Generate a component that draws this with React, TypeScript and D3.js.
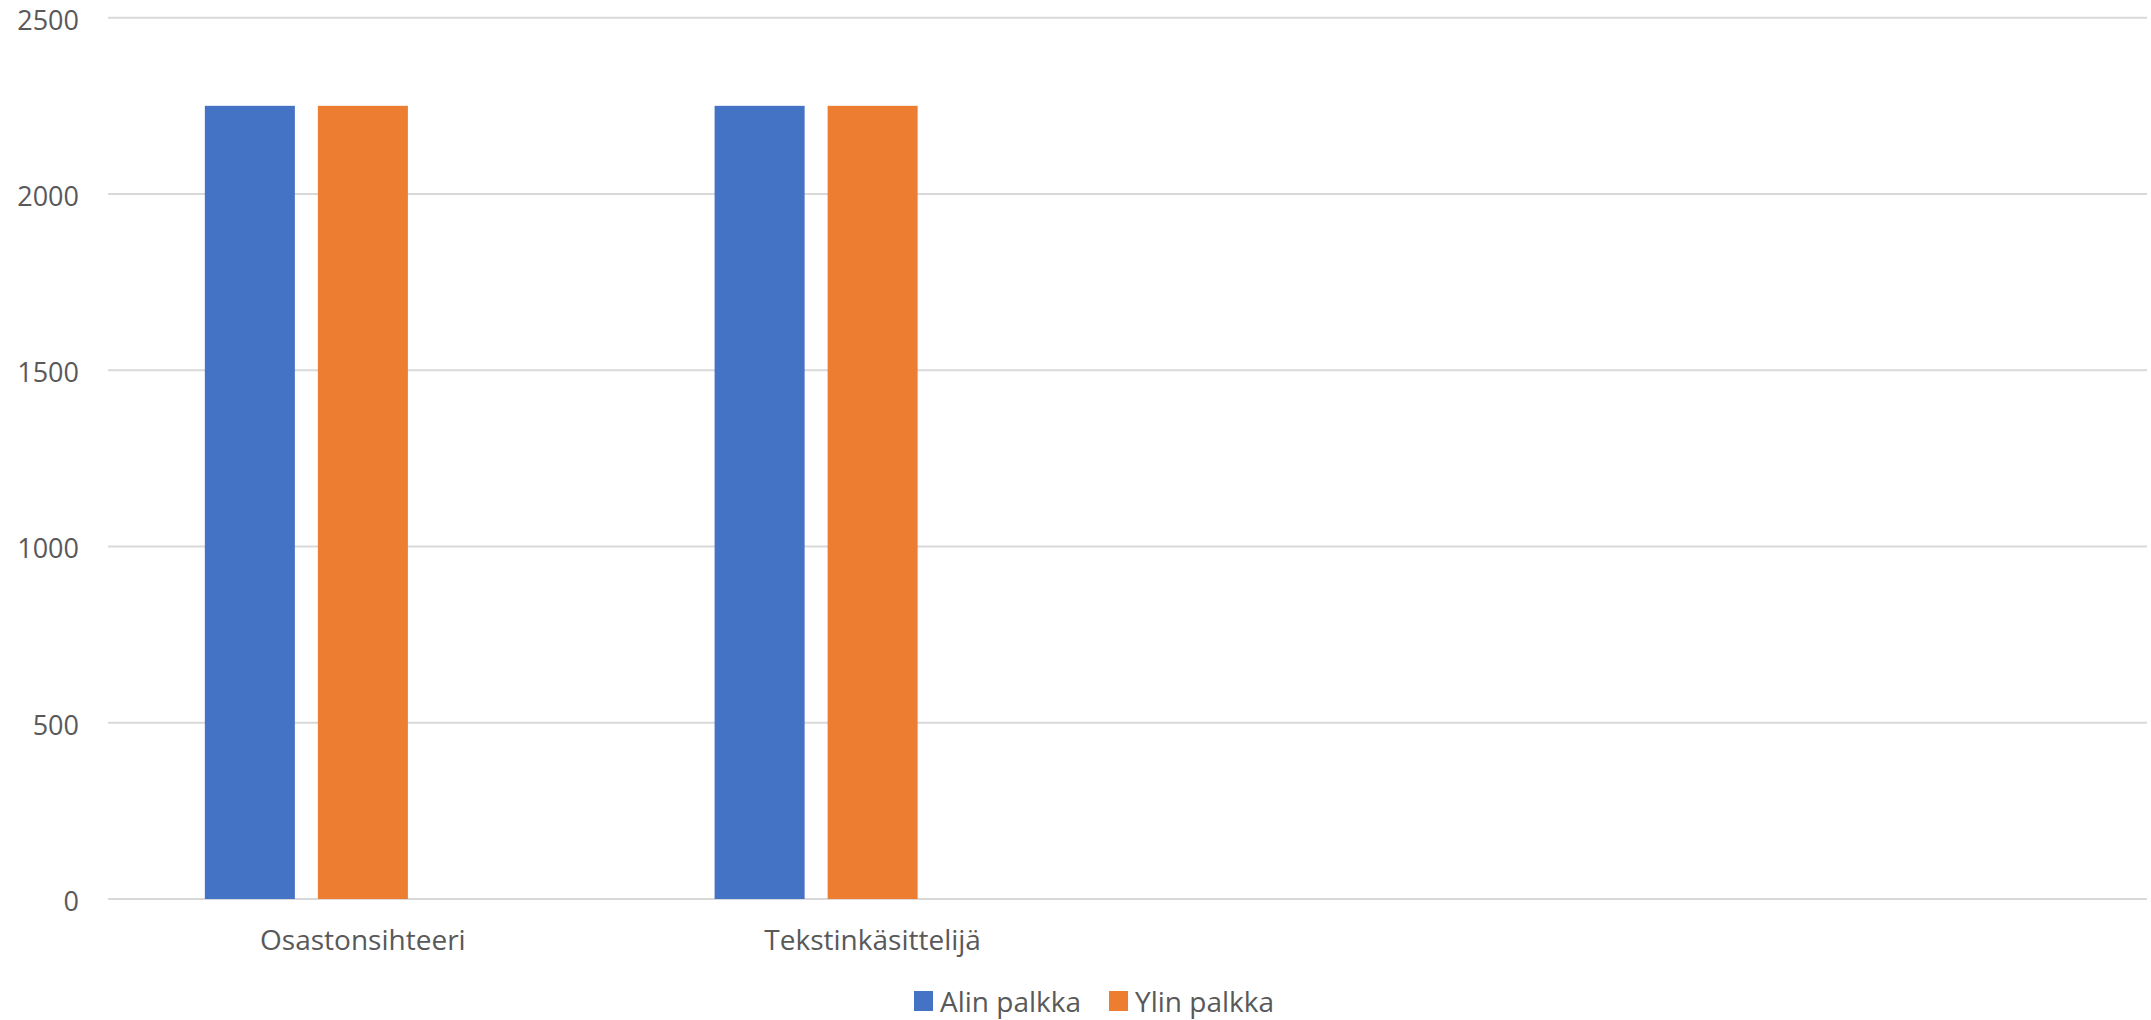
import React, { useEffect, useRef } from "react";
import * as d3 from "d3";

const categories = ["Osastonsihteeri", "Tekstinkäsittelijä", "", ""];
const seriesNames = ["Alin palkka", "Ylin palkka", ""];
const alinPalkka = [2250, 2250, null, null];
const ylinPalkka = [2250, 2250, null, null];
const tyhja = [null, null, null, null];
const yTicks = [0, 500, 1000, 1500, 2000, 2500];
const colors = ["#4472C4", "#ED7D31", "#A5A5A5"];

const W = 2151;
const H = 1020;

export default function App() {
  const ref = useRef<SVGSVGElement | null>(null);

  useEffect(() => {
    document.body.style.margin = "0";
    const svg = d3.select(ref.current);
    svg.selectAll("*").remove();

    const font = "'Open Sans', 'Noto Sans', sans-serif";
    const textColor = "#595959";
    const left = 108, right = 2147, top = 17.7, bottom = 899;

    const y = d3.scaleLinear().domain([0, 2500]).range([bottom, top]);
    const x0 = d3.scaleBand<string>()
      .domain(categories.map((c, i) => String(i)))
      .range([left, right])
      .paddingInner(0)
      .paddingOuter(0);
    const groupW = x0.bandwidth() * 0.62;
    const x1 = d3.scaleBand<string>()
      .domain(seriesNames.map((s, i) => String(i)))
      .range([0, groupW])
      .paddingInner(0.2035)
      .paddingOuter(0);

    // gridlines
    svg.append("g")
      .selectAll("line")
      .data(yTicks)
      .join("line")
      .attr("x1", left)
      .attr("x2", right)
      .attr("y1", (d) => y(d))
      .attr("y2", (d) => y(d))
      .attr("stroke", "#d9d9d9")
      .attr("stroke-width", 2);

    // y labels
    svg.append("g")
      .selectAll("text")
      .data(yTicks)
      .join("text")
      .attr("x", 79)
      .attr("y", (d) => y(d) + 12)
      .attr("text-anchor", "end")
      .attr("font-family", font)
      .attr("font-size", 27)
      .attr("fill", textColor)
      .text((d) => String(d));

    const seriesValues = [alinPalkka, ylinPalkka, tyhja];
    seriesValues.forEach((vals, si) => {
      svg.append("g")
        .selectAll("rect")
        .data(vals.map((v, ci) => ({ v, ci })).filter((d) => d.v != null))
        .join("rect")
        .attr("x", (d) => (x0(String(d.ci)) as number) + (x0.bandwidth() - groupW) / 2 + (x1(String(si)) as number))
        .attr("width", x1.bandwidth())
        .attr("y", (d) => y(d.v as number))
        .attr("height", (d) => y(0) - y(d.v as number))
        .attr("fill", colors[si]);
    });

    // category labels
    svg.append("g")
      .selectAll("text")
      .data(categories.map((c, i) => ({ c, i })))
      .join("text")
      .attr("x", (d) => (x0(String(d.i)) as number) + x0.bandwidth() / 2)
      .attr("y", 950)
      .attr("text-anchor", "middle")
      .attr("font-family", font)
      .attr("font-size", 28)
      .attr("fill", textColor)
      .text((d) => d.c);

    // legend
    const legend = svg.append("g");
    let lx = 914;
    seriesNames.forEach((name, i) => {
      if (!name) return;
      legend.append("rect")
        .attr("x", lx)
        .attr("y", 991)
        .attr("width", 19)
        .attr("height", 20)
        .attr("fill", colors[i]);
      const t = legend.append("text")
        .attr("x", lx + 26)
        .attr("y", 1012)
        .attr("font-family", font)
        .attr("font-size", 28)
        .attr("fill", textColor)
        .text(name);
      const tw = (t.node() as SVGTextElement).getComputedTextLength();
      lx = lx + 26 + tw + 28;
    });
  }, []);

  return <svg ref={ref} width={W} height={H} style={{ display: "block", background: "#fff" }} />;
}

################

▶ [INSTRUCTIONS FOR THE TASK]:
Transcribe exactly, with no pictures, the lines running from the first line of the material through the line holding "import * as".

▶ [TASK SOLUTION]:
Generate a component that draws this with React, TypeScript and D3.js.
import React, { useEffect, useRef } from "react";
import * as d3 from "d3";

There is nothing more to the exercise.